- **DATASET SECTION**
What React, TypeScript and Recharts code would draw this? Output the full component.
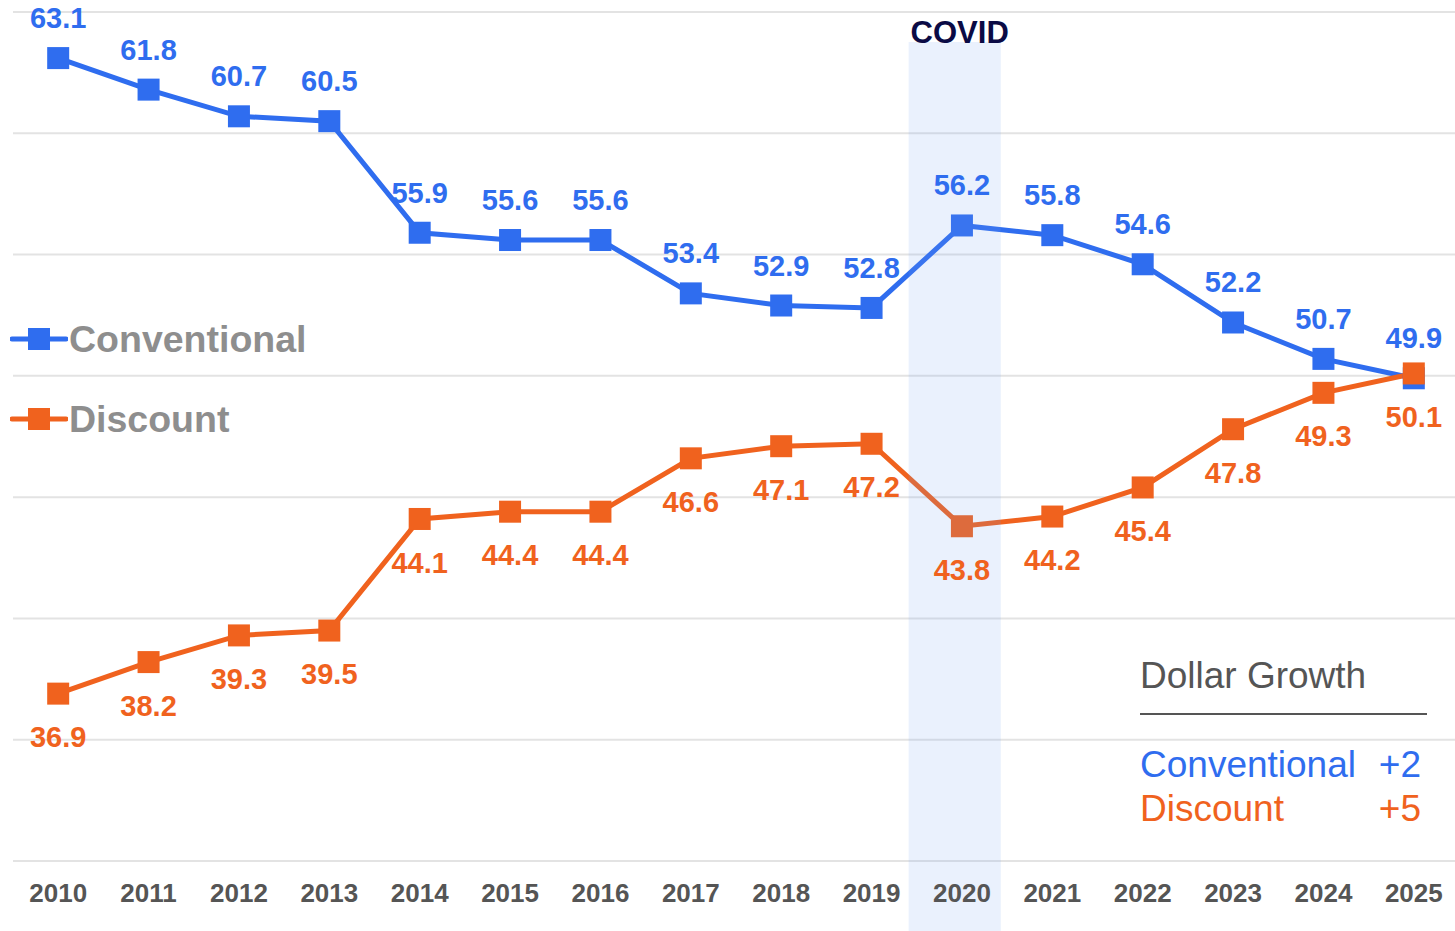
import React from "react";
import {
  LineChart,
  Line,
  XAxis,
  YAxis,
  CartesianGrid,
  ReferenceArea,
  LabelList,
  Legend,
} from "recharts";

const years = [
  2010, 2011, 2012, 2013, 2014, 2015, 2016, 2017, 2018, 2019, 2020, 2021,
  2022, 2023, 2024, 2025,
];
const conventional = [
  63.1, 61.8, 60.7, 60.5, 55.9, 55.6, 55.6, 53.4, 52.9, 52.8, 56.2, 55.8,
  54.6, 52.2, 50.7, 49.9,
];
const discount = [
  36.9, 38.2, 39.3, 39.5, 44.1, 44.4, 44.4, 46.6, 47.1, 47.2, 43.8, 44.2,
  45.4, 47.8, 49.3, 50.1,
];
const yTicks = [30, 35, 40, 45, 50, 55, 60, 65];
const growth = [
  { name: "Conventional", value: "+2" },
  { name: "Discount", value: "+5" },
];

const BLUE = "#2f6def";
const ORANGE = "#f0621e";
const FONT = "'Liberation Sans', Arial, sans-serif";

const data = years.map((y, i) => ({
  year: y,
  Conventional: conventional[i],
  Discount: discount[i],
}));

const SquareDot = (props: any) => {
  const { cx, cy, stroke } = props;
  if (cx == null || cy == null) return null;
  return <rect x={cx - 11} y={cy - 11} width={22} height={22} fill={stroke} />;
};

const LegendContent = (props: any) => {
  const { payload } = props;
  return (
    <div style={{ fontFamily: FONT }}>
      {(payload || []).map((p: any, i: number) => (
        <div
          key={p.value}
          style={{
            display: "flex",
            alignItems: "center",
            height: 44,
            marginBottom: i === 0 ? 36 : 0,
          }}
        >
          <svg width={58} height={30} style={{ marginLeft: 10 }}>
            <line x1={2} y1={15} x2={56} y2={15} stroke={p.color} strokeWidth={5} strokeLinecap="round" />
            <rect x={18} y={4} width={22} height={22} fill={p.color} />
          </svg>
          <span
            style={{
              color: "#8e8e8e",
              fontWeight: 700,
              fontSize: 37.5,
              marginLeft: 1,
            }}
          >
            {p.value}
          </span>
        </div>
      ))}
    </div>
  );
};

export default function App() {
  return (
    <div
      style={{
        position: "absolute",
        left: 0,
        top: 0,
        width: 1455,
        height: 931,
        overflow: "hidden",
        background: "#fff",
        fontFamily: FONT,
      }}
    >
      <LineChart
        width={1470}
        height={931}
        data={data}
        margin={{ top: 12, right: 11, left: 13, bottom: 30 }}
      >
        <CartesianGrid vertical={false} stroke="#e3e3e3" strokeWidth={2} />
        <XAxis
          dataKey="year"
          type="number"
          domain={[2009.5, 2025.5]}
          ticks={years}
          allowDataOverflow
          axisLine={false}
          tickLine={false}
          height={40}
          tickMargin={17}
          tick={{ fontSize: 26, fontWeight: 700, fill: "#555555", fontFamily: FONT }}
        />
        <YAxis hide domain={[30, 65]} ticks={yTicks} />
        <Legend
          layout="horizontal"
          verticalAlign="middle"
          align="center"
          wrapperStyle={{ left: 0, top: 317, width: 340 }}
          content={<LegendContent />}
        />
        <Line
          dataKey="Conventional"
          stroke={BLUE}
          strokeWidth={5}
          dot={<SquareDot />}
          activeDot={false}
          isAnimationActive={false}
        >
          <LabelList
            dataKey="Conventional"
            position="top"
            offset={30}
            fill={BLUE}
            style={{ fontSize: 29, fontWeight: 700, fontFamily: FONT }}
          />
        </Line>
        <Line
          dataKey="Discount"
          stroke={ORANGE}
          strokeWidth={5}
          dot={<SquareDot />}
          activeDot={false}
          isAnimationActive={false}
        >
          <LabelList
            dataKey="Discount"
            position="bottom"
            offset={33}
            fill={ORANGE}
            style={{ fontSize: 29, fontWeight: 700, fontFamily: FONT }}
          />
        </Line>
        <ReferenceArea
          x1={2019.41}
          x2={2020.43}
          y1={63.76}
          y2={27}
          ifOverflow="visible"
          fill="rgb(115,162,242)"
          fillOpacity={0.15}
          stroke="none"
          zIndex={1000}
          label={{
            value: "COVID",
            position: "top",
            offset: -1,
            dx: 5,
            fill: "#0b0b45",
            fontSize: 31,
            fontWeight: 700,
            fontFamily: FONT,
          }}
        />
      </LineChart>
      <div
        style={{
          position: "absolute",
          left: 1140,
          top: 654,
          width: 287,
          fontFamily: FONT,
        }}
      >
        <div style={{ fontSize: 37, color: "#555555", lineHeight: "44px" }}>
          Dollar Growth
        </div>
        <div style={{ height: 2, background: "#555555", marginTop: 15 }} />
        <div style={{ marginTop: 28 }}>
          {growth.map((g, i) => (
            <div
              key={g.name}
              style={{
                display: "flex",
                justifyContent: "space-between",
                width: 281,
                fontSize: 37,
                lineHeight: "44px",
                color: i === 0 ? BLUE : ORANGE,
              }}
            >
              <span>{g.name}</span>
              <span>{g.value}</span>
            </div>
          ))}
        </div>
      </div>
    </div>
  );
}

- **DIRECTIVE**
Collect every line above that contains the word "React".

- **PROBLEM SOLUTION**
What React, TypeScript and Recharts code would draw this? Output the full component.
import React from "react";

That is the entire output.